Kur'an-ı Kerim ve Türkçe Meali Sayfa 19
121. Kendilerine verdiğimiz kitabı gereği gibi okuyanlar, işte ona iman edenler bunlardır. Kim de onu inkâr ederse, işte (dünyada da ahirette de en büyük) zarara uğrayanlar onlardır.
122. Ey İsrailoğulları! Size verdiğim nimetimi ve sizin diğer kavimlere üstün gelmenizi sağladığım günleri hatırlayın. B
123. Hiç kimsenin başkasına bir yararının olmayacağı, hiç kimseden fidye kabul edilmeyeceği, hiç kimseye (Allah'ın izni olmadan) şefaatin yarar sağlayamayacağı ve böylelerinin hiçbir yerden yardım görmeyeceği günden sakının!

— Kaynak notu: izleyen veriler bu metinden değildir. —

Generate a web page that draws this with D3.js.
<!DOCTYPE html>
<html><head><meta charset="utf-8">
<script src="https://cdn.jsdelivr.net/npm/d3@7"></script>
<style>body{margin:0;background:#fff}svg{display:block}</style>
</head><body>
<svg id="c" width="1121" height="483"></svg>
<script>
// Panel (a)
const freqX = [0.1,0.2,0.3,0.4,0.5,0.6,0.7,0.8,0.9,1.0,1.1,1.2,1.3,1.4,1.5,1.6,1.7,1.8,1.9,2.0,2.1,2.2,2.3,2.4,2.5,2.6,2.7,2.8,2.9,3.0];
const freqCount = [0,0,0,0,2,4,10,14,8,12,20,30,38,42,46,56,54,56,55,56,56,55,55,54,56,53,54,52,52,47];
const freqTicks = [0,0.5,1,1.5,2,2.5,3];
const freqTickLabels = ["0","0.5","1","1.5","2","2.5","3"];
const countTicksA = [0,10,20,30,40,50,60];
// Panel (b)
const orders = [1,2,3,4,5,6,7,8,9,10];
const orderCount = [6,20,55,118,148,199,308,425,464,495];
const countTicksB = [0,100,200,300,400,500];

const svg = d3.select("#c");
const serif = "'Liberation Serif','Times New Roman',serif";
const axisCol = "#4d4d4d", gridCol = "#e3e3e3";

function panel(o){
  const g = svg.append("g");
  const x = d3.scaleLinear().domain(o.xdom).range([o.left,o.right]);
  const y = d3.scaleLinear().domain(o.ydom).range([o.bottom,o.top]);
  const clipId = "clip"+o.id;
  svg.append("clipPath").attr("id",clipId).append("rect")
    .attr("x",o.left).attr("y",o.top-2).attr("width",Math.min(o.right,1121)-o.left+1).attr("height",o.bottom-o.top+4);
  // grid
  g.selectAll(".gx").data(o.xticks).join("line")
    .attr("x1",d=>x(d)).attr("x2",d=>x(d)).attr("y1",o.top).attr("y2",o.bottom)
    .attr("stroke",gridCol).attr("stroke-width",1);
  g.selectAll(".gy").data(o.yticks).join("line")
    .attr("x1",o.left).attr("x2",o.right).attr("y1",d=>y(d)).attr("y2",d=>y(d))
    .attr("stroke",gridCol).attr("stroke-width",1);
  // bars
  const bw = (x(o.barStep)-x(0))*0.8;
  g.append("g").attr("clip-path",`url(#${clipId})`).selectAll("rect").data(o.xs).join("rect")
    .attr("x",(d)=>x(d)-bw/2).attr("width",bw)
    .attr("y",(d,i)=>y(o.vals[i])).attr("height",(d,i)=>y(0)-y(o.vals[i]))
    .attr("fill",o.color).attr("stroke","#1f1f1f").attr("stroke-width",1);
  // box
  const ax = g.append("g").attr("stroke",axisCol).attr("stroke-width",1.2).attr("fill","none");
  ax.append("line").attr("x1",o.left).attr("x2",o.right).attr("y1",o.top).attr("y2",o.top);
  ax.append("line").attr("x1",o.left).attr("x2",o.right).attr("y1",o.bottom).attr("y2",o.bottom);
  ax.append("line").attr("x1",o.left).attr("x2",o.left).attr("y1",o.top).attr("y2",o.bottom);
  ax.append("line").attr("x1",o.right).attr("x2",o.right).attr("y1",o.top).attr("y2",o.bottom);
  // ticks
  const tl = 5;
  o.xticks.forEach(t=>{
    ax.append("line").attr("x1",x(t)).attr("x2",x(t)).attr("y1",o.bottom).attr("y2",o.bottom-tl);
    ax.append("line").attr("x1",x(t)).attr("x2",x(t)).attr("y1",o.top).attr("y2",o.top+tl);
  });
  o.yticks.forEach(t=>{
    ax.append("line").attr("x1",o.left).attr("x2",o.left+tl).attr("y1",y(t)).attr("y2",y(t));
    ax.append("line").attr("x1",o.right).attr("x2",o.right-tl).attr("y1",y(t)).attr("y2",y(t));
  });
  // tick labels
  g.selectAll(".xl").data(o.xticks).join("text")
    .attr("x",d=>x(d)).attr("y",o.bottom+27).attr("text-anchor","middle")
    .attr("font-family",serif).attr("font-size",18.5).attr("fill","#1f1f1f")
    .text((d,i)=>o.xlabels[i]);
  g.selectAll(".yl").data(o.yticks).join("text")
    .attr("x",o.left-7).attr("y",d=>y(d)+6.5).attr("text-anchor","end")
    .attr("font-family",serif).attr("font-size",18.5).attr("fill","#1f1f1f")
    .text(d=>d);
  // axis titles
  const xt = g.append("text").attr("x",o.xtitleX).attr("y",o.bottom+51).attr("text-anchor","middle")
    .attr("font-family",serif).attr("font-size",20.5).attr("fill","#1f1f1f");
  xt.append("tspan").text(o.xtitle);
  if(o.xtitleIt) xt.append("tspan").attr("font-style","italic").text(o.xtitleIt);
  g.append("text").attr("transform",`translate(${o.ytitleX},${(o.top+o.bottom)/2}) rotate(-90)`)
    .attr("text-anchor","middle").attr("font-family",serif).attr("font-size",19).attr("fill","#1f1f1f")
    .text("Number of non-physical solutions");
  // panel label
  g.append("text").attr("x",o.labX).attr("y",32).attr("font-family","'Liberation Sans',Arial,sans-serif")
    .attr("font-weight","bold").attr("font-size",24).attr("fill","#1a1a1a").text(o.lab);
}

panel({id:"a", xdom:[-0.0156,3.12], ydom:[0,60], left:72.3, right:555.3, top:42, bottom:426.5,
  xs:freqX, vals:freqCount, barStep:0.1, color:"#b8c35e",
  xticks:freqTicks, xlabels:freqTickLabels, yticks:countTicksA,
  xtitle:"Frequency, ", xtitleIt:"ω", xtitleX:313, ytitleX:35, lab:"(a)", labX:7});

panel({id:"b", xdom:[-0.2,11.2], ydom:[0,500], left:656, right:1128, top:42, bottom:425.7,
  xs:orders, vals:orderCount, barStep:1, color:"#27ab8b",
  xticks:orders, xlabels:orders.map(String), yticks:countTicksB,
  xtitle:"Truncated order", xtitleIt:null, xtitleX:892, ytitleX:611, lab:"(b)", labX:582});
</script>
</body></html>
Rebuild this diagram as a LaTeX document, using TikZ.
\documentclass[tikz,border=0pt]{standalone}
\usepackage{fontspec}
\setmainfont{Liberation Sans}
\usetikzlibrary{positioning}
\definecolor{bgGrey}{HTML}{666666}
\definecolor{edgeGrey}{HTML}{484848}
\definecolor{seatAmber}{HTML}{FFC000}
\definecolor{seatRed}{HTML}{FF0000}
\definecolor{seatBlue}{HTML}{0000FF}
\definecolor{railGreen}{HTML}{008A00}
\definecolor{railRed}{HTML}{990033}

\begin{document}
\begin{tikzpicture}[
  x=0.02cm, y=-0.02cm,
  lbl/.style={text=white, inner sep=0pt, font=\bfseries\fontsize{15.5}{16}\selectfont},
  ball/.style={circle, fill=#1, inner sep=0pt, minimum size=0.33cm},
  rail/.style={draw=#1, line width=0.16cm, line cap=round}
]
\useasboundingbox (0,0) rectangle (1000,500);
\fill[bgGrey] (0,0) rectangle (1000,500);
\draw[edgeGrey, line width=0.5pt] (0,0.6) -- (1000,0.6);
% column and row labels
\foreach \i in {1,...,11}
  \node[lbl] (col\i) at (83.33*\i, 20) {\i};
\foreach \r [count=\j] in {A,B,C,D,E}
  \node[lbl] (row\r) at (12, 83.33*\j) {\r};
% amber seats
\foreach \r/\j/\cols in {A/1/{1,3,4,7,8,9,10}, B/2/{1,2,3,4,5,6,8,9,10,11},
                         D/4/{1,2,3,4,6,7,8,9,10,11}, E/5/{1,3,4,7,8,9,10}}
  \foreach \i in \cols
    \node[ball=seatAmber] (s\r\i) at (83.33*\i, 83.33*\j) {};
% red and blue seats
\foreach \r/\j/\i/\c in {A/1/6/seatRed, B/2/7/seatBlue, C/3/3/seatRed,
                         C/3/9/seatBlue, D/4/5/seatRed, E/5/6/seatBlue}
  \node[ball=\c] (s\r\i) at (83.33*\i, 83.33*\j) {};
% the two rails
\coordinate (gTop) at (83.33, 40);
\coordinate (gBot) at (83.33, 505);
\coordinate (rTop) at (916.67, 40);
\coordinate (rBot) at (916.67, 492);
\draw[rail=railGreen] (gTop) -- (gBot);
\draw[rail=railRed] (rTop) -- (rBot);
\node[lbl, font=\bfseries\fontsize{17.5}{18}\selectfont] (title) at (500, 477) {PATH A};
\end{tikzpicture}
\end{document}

124. Hani, İbrahim'i Rabbi bir takım kelimelerle (emir ve yasaklarla) imtihan etmişti de o da bunları tamamlayınca: “Seni insanlara (din işlerinde sana uysunlar diye) imam kılacağım” buyurmuştu. İbrahim de: “Benim neslimden de (önderler yap ya Rabbi!) demişti. (Allah:) “Benim ahdim (verdiğim söz) zalimleri kapsamaz” buyurmuştu.
125. Kâbe'yi insanların sevap kazanmaları için bir toplanma ve güvenlik yeri kıldık. Siz de İbrahim'in makamını namaz yeri edinin (onların namaz kıldığı yerde namaz kılın). İbrahim ve İsmail'e şöyle emretmiştik: “Tavaf edenler, kendini ibadete verenler, rükû ve secde edenler için evimi (Kâbe'yi) tertemiz tutun.”
126. Hani İbrahim; “Ey Rabbim! Bu şehri güvenli bir yer kıl, halkından Allah'a ve Ahiret gününe inananları çeşitli ürünlerle besle” demişti. (Allah) buyurdu ki: “Onlardan kâfir olanı dahi (yaşadığı müddetçe) bir süre geçindirir, sonra cehennem azabına katlanmak zorunda tutarım. Ne kötü varılacak yerdir o!”